* **Data for this task**:
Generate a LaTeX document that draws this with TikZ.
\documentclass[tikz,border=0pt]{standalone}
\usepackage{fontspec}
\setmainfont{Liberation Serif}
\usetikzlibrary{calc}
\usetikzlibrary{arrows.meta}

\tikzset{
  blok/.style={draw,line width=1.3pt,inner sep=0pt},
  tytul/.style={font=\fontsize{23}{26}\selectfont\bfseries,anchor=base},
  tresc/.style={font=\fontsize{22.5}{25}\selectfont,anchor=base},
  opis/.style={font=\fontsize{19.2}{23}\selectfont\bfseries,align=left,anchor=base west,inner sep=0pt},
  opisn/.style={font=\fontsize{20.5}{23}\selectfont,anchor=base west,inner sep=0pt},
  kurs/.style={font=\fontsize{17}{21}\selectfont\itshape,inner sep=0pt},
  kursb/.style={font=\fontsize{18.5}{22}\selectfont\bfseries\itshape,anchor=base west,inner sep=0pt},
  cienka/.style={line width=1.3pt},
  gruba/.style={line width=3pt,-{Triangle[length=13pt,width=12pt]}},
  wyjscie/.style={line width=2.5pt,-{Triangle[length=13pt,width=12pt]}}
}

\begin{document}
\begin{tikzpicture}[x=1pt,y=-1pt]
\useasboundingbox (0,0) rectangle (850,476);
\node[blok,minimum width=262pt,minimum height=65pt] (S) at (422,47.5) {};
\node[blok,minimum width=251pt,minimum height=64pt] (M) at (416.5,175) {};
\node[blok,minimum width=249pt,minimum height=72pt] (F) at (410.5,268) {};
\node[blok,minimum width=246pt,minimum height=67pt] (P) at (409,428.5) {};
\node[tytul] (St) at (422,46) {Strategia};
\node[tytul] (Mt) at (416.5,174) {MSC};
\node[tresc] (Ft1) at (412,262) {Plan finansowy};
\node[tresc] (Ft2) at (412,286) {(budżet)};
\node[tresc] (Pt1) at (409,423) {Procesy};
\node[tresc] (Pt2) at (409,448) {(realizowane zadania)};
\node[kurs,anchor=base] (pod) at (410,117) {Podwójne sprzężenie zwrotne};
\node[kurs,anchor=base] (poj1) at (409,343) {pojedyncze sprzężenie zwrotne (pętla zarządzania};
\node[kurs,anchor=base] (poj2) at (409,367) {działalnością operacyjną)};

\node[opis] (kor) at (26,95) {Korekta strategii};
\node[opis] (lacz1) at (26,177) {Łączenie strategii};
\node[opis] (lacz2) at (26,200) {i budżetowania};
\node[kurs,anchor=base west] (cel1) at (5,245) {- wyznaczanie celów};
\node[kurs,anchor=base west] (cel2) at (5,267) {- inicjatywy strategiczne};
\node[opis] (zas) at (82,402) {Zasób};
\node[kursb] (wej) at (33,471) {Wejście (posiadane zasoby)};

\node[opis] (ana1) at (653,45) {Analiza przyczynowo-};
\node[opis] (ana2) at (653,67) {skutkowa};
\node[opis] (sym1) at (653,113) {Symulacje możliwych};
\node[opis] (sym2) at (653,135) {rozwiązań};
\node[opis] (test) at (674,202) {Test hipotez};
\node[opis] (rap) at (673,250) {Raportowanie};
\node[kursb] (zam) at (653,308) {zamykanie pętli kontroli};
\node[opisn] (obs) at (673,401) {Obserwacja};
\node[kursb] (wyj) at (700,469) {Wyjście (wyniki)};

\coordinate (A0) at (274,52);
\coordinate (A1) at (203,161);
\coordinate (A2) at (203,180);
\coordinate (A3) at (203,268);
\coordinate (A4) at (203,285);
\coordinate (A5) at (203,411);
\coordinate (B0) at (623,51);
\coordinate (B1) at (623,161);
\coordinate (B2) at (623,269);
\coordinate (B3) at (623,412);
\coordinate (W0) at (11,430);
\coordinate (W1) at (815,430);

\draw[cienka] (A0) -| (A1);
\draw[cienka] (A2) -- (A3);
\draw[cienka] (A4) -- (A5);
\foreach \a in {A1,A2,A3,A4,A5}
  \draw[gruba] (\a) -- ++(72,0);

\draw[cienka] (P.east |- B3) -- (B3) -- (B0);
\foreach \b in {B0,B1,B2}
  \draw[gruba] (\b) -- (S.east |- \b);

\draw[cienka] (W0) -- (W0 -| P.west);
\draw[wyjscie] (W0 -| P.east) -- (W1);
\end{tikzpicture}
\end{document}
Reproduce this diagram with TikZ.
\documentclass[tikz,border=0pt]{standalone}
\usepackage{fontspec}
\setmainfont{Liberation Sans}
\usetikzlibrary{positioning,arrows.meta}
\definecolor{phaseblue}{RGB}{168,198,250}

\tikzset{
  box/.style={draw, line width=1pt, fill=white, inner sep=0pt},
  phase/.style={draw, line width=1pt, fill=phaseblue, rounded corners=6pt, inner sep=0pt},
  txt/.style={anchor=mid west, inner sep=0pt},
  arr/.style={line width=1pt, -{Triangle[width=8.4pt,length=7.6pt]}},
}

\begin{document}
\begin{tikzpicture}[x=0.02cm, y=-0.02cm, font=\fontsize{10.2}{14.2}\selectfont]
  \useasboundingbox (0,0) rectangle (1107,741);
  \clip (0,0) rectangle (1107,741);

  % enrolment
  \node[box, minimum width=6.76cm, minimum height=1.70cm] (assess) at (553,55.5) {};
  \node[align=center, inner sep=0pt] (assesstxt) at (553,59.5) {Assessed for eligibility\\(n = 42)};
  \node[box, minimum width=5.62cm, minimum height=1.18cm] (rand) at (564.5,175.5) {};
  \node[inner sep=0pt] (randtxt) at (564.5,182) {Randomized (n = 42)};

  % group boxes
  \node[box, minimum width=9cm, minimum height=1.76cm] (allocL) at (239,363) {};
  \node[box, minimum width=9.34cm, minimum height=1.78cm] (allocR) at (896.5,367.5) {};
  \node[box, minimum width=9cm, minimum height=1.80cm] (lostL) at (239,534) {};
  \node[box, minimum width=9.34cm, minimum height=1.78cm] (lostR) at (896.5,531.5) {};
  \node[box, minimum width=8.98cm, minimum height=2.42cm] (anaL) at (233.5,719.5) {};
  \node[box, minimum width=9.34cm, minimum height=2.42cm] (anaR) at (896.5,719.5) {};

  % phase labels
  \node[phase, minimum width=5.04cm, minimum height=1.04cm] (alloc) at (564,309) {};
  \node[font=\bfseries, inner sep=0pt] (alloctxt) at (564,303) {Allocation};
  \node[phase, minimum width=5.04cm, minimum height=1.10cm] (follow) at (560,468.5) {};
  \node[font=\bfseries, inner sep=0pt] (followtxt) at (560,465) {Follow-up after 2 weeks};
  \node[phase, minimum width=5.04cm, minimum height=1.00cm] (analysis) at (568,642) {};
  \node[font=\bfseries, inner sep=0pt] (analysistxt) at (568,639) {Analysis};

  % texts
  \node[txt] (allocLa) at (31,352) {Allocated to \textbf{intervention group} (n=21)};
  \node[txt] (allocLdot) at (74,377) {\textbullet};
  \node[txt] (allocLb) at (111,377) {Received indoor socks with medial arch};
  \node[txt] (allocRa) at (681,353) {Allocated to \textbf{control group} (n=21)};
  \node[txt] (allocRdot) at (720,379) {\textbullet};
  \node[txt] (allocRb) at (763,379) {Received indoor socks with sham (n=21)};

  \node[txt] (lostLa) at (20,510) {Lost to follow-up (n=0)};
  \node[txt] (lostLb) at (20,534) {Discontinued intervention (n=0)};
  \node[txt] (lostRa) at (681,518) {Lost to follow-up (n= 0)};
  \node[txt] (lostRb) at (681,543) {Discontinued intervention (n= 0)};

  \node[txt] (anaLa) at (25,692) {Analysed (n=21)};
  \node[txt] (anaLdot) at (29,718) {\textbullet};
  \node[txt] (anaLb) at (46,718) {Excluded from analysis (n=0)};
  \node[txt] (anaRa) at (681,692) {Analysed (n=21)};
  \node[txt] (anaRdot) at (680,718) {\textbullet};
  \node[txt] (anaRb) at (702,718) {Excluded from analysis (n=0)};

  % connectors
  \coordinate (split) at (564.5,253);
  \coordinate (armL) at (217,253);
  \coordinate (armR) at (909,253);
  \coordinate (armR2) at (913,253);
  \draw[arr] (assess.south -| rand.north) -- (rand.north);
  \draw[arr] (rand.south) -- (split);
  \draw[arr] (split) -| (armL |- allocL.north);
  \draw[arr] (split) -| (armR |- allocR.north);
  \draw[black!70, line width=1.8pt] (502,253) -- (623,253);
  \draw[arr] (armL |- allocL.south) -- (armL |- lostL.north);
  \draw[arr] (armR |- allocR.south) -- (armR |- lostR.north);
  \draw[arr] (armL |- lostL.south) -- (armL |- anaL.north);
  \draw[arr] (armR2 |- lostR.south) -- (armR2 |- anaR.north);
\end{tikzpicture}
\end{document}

* **Set exercise**: The lines to return run from the one containing "Reproduce this diagram with TikZ." down to the one containing "inner sep=0pt] (analysistxt)"; give them exactly, both included, and no others.

* **Answer to the problem**:
Reproduce this diagram with TikZ.
\documentclass[tikz,border=0pt]{standalone}
\usepackage{fontspec}
\setmainfont{Liberation Sans}
\usetikzlibrary{positioning,arrows.meta}
\definecolor{phaseblue}{RGB}{168,198,250}

\tikzset{
  box/.style={draw, line width=1pt, fill=white, inner sep=0pt},
  phase/.style={draw, line width=1pt, fill=phaseblue, rounded corners=6pt, inner sep=0pt},
  txt/.style={anchor=mid west, inner sep=0pt},
  arr/.style={line width=1pt, -{Triangle[width=8.4pt,length=7.6pt]}},
}

\begin{document}
\begin{tikzpicture}[x=0.02cm, y=-0.02cm, font=\fontsize{10.2}{14.2}\selectfont]
  \useasboundingbox (0,0) rectangle (1107,741);
  \clip (0,0) rectangle (1107,741);

  % enrolment
  \node[box, minimum width=6.76cm, minimum height=1.70cm] (assess) at (553,55.5) {};
  \node[align=center, inner sep=0pt] (assesstxt) at (553,59.5) {Assessed for eligibility\\(n = 42)};
  \node[box, minimum width=5.62cm, minimum height=1.18cm] (rand) at (564.5,175.5) {};
  \node[inner sep=0pt] (randtxt) at (564.5,182) {Randomized (n = 42)};

  % group boxes
  \node[box, minimum width=9cm, minimum height=1.76cm] (allocL) at (239,363) {};
  \node[box, minimum width=9.34cm, minimum height=1.78cm] (allocR) at (896.5,367.5) {};
  \node[box, minimum width=9cm, minimum height=1.80cm] (lostL) at (239,534) {};
  \node[box, minimum width=9.34cm, minimum height=1.78cm] (lostR) at (896.5,531.5) {};
  \node[box, minimum width=8.98cm, minimum height=2.42cm] (anaL) at (233.5,719.5) {};
  \node[box, minimum width=9.34cm, minimum height=2.42cm] (anaR) at (896.5,719.5) {};

  % phase labels
  \node[phase, minimum width=5.04cm, minimum height=1.04cm] (alloc) at (564,309) {};
  \node[font=\bfseries, inner sep=0pt] (alloctxt) at (564,303) {Allocation};
  \node[phase, minimum width=5.04cm, minimum height=1.10cm] (follow) at (560,468.5) {};
  \node[font=\bfseries, inner sep=0pt] (followtxt) at (560,465) {Follow-up after 2 weeks};
  \node[phase, minimum width=5.04cm, minimum height=1.00cm] (analysis) at (568,642) {};
  \node[font=\bfseries, inner sep=0pt] (analysistxt) at (568,639) {Analysis};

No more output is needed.